Laws and Osborn credit Grace Centers of Hope in Pontiac for their ability to celebrate Christmas this year with clear eyes and hopeful hearts.
Pastor Kent Clark Grace Centers of Hope’s CEO, said by the time most people come to the centers for help, they’ve lost most of their lives to drugs and alcohol.
“Drugs are demons and they possess people and absolutely ruin their lives,” he said.
Grace Center of Hope uses faith as part of the recovery process.
“We see the most miraculous changes happen in people’s lives,” Clark said. “They become productive citizens. They get their lives back, their families back. They get back to their children and mates.”
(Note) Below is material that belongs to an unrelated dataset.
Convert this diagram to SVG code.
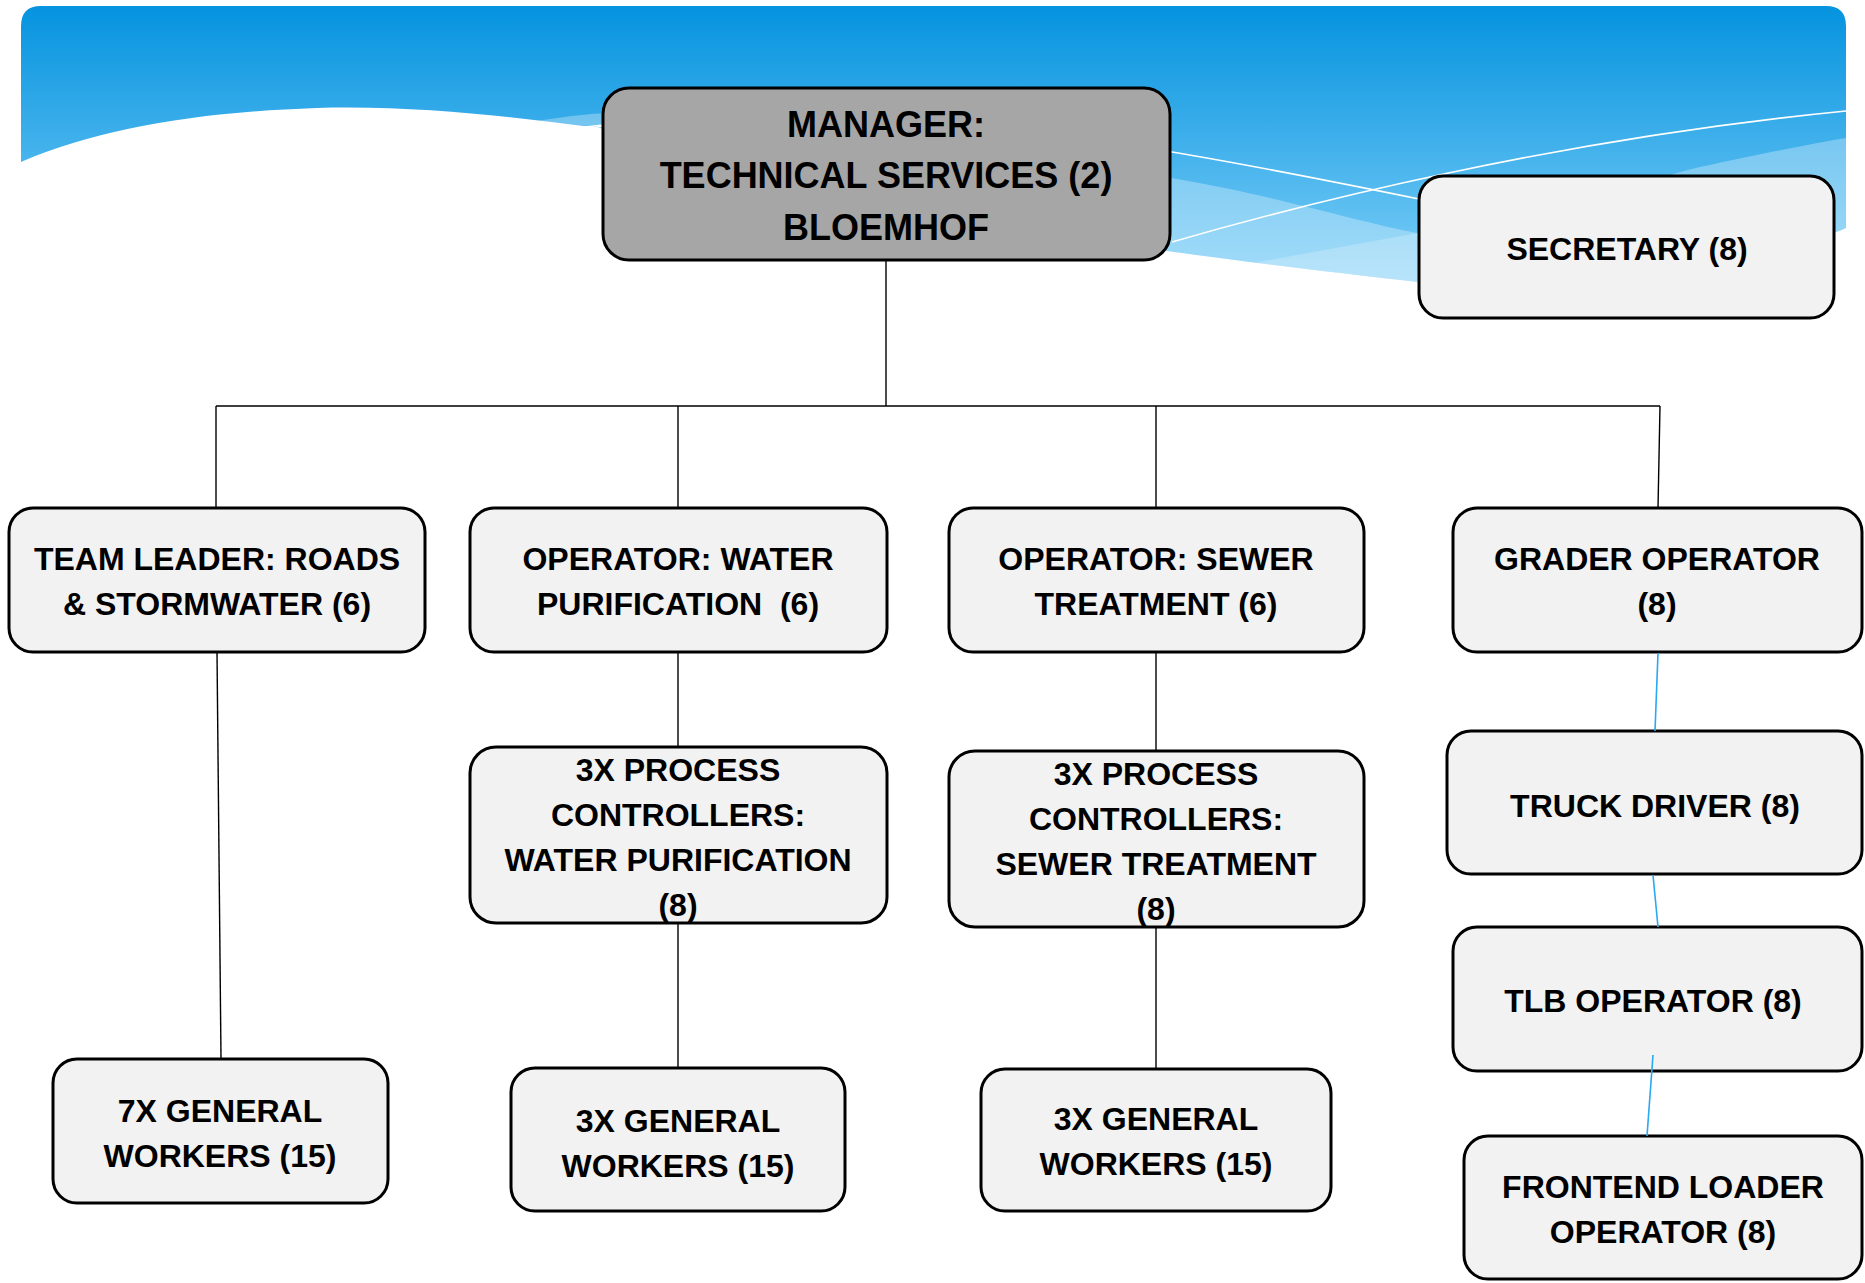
<svg xmlns="http://www.w3.org/2000/svg" width="1865" height="1283" viewBox="0 0 1865 1283">
  <defs>
    <linearGradient id="sky" gradientUnits="userSpaceOnUse" x1="0" y1="6" x2="0" y2="290">
      <stop offset="0" stop-color="#0593df"/>
      <stop offset="1" stop-color="#80d0f8"/>
    </linearGradient>
  </defs>
  <style>
    .box { fill: #f2f2f2; stroke: #000; stroke-width: 3; }
    .mgr { fill: #a6a6a6; stroke: #000; stroke-width: 3; }
    .t { font-family: "Liberation Sans", Arial, sans-serif; font-weight: bold; font-size: 32px; fill: #000; text-anchor: middle; }
    .tm { font-size: 36px; }
    .ln { stroke: #000; stroke-width: 1.4; fill: none; }
    .bl { stroke: #29a9f0; stroke-width: 1.6; fill: none; }
    .wl { stroke: #fff; stroke-width: 1.6; fill: none; }
  </style>

  <g id="background">
    <path fill="url(#sky)" d="M21,26 Q21,6 41,6 H1826 Q1846,6 1846,26 V228 C1800,250 1560,300 1418,282 C1330,272 1253,263 1160,250 C900,215 750,150 600,128 C520,118 420,105 317,108 C200,112 100,128 21,162 Z"/>
    <path fill="#fff" fill-opacity="0.3" d="M537,121 C570,116 590,113 620,113 C800,115 1000,150 1172,178 C1300,200 1380,230 1440,236 C1520,240 1600,190 1700,167 C1760,154 1810,144 1846,138 V228 C1800,250 1560,300 1418,282 C1330,272 1253,263 1160,250 C900,215 750,150 600,128 C575,124 555,123 537,121 Z"/>
    <path fill="#fff" fill-opacity="0.22" d="M1253,263 L1418,233 L1600,210 L1600,296 L1418,282 C1330,272 1290,267 1253,263 Z"/>
    <path class="wl" d="M578,128 C700,110 1000,125 1172,152 C1250,165 1350,185 1419,199 L1500,215"/>
    <path class="wl" d="M583,130 L603,126 M1172,242 C1300,205 1550,140 1846,111"/>
  </g>

  <g id="n-manager">
    <rect class="mgr" x="603" y="88" width="567" height="172" rx="26"/>
    <text class="t tm" x="886" y="137">MANAGER:</text>
    <text class="t tm" x="886" y="188">TECHNICAL SERVICES (2)</text>
    <text class="t tm" x="886" y="240">BLOEMHOF</text>
  </g>
  <g id="n-secretary">
    <rect class="box" x="1419" y="176" width="415" height="142" rx="24"/>
    <text class="t" x="1627" y="260">SECRETARY (8)</text>
  </g>
  <g id="n-teamleader">
    <rect class="box" x="9" y="508" width="416" height="144" rx="24"/>
    <text class="t" x="217" y="570">TEAM LEADER: ROADS</text>
    <text class="t" x="217" y="615">&amp; STORMWATER (6)</text>
  </g>
  <g id="n-op-water">
    <rect class="box" x="470" y="508" width="417" height="144" rx="24"/>
    <text class="t" x="678" y="570">OPERATOR: WATER</text>
    <text class="t" x="678" y="615" xml:space="preserve">PURIFICATION  (6)</text>
  </g>
  <g id="n-op-sewer">
    <rect class="box" x="949" y="508" width="415" height="144" rx="24"/>
    <text class="t" x="1156" y="570">OPERATOR: SEWER</text>
    <text class="t" x="1156" y="615">TREATMENT (6)</text>
  </g>
  <g id="n-grader">
    <rect class="box" x="1453" y="508" width="409" height="144" rx="24"/>
    <text class="t" x="1657" y="570">GRADER OPERATOR</text>
    <text class="t" x="1657" y="615">(8)</text>
  </g>
  <g id="n-pc-water">
    <rect class="box" x="470" y="747" width="417" height="176" rx="26"/>
    <text class="t" x="678" y="781">3X PROCESS</text>
    <text class="t" x="678" y="826">CONTROLLERS:</text>
    <text class="t" x="678" y="871">WATER PURIFICATION</text>
    <text class="t" x="678" y="916">(8)</text>
  </g>
  <g id="n-pc-sewer">
    <rect class="box" x="949" y="751" width="415" height="176" rx="26"/>
    <text class="t" x="1156" y="785">3X PROCESS</text>
    <text class="t" x="1156" y="830">CONTROLLERS:</text>
    <text class="t" x="1156" y="875">SEWER TREATMENT</text>
    <text class="t" x="1156" y="920">(8)</text>
  </g>
  <g id="n-truck">
    <rect class="box" x="1447" y="731" width="415" height="143" rx="24"/>
    <text class="t" x="1655" y="817">TRUCK DRIVER (8)</text>
  </g>
  <g id="n-tlb">
    <rect class="box" x="1453" y="927" width="409" height="144" rx="24"/>
    <text class="t" x="1653" y="1012">TLB OPERATOR (8)</text>
  </g>
  <g id="n-frontend">
    <rect class="box" x="1464" y="1136" width="398" height="143" rx="24"/>
    <text class="t" x="1663" y="1198">FRONTEND LOADER</text>
    <text class="t" x="1663" y="1243">OPERATOR (8)</text>
  </g>
  <g id="n-gw-roads">
    <rect class="box" x="53" y="1059" width="335" height="144" rx="24"/>
    <text class="t" x="220" y="1122">7X GENERAL</text>
    <text class="t" x="220" y="1167">WORKERS (15)</text>
  </g>
  <g id="n-gw-water">
    <rect class="box" x="511" y="1068" width="334" height="143" rx="24"/>
    <text class="t" x="678" y="1132">3X GENERAL</text>
    <text class="t" x="678" y="1177">WORKERS (15)</text>
  </g>
  <g id="n-gw-sewer">
    <rect class="box" x="981" y="1069" width="350" height="142" rx="24"/>
    <text class="t" x="1156" y="1130">3X GENERAL</text>
    <text class="t" x="1156" y="1175">WORKERS (15)</text>
  </g>

  <g id="connectors">
    <path class="ln" d="M886,260 V406"/>
    <path class="ln" d="M216,406 H1660"/>
    <path class="ln" d="M216,406 V508"/>
    <path class="ln" d="M678,406 V508"/>
    <path class="ln" d="M1156,406 V508"/>
    <path class="ln" d="M1660,406 L1658,508"/>
    <path class="ln" d="M217,652 L221,1059"/>
    <path class="ln" d="M678,652 V747"/>
    <path class="ln" d="M678,923 V1068"/>
    <path class="ln" d="M1156,652 V751"/>
    <path class="ln" d="M1156,927 V1069"/>
    <path class="bl" d="M1658,653 L1655,731"/>
    <path class="bl" d="M1653,875 L1658,927"/>
    <path class="bl" d="M1653,1055 L1647,1136"/>
  </g>
</svg>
Currently 100 men are living in Grace Centers of Hope men’s facility, with 56 in a year-long recovery program. The women’s shelter has 49 residents with 25 children. While the moms go to work or appointments, the children are in the center’s daycare program. Among the benefits for moms in recovery, Clark said are free diapers, wipes and formula.
Those who graduate from the program can move into a nearby house and stay for an additional two years of support, which Clark calls aftercare. He said the aftercare program has 117 adults and 28 children.
“You don’t get off drugs in three months,” he said. “It takes a while to get yourself disciplined and live in a neighborhood where you have friends close by.”
The homes Grace Center purchased around the main facility are dubbed Little Grace Village. The centers’ clients help renovate the houses. So far, 54 have been restored, with two more on the list to be fixed up.
Some of the houses are sold to clients who have achieved a life free of drugs or alcohol.
Clark said Grace Centers of Hope offers low-interest 10-year loans.
Anita Laws is focused on simpler tasks for now. She’s learning to read and hopes to get her GED. She needed help to fill out government forms.
“Now, I have an ID. I have a Social Security number,” she said. “I don’t know the number by heart, but I can pull out the card.”
In November, she cast a ballot for the first time in her life.
“I’m a part of society and on the right track of being noticed more for that instead of by the police or people at the jail,” she said, comparing the experience to being born again.
“Don’t get me wrong. I get scared and when that happens, I pray to God harder to get stronger,” she said. “I’m still learning. I’m still growing. But now I know I’m worth God’s love. Nobody can tell me different.”
This Christmas, she expects to spend time with her family and enjoy time with her 13 grandchildren.
Osborn, for the first time in years, has earned supervised parenting time with his children. He feels alert and confident about visiting his family. He feels like the person he is on the inside matches the person he is on the outside, he said. Grace Centers helped him with gifts for his girls.
“I’ve reached a place of acceptance and a place of belonging,” he said. “I feel very, very, very grateful that I found this program when I did. Life is not over ‘til you take that last breath.”
Grace Centers made a difference by introducing him to God, Osborn said.
“That has honestly made all the difference in my long-term sobriety,” he said. “It’s been a path to hope, to being a good father and a good person.”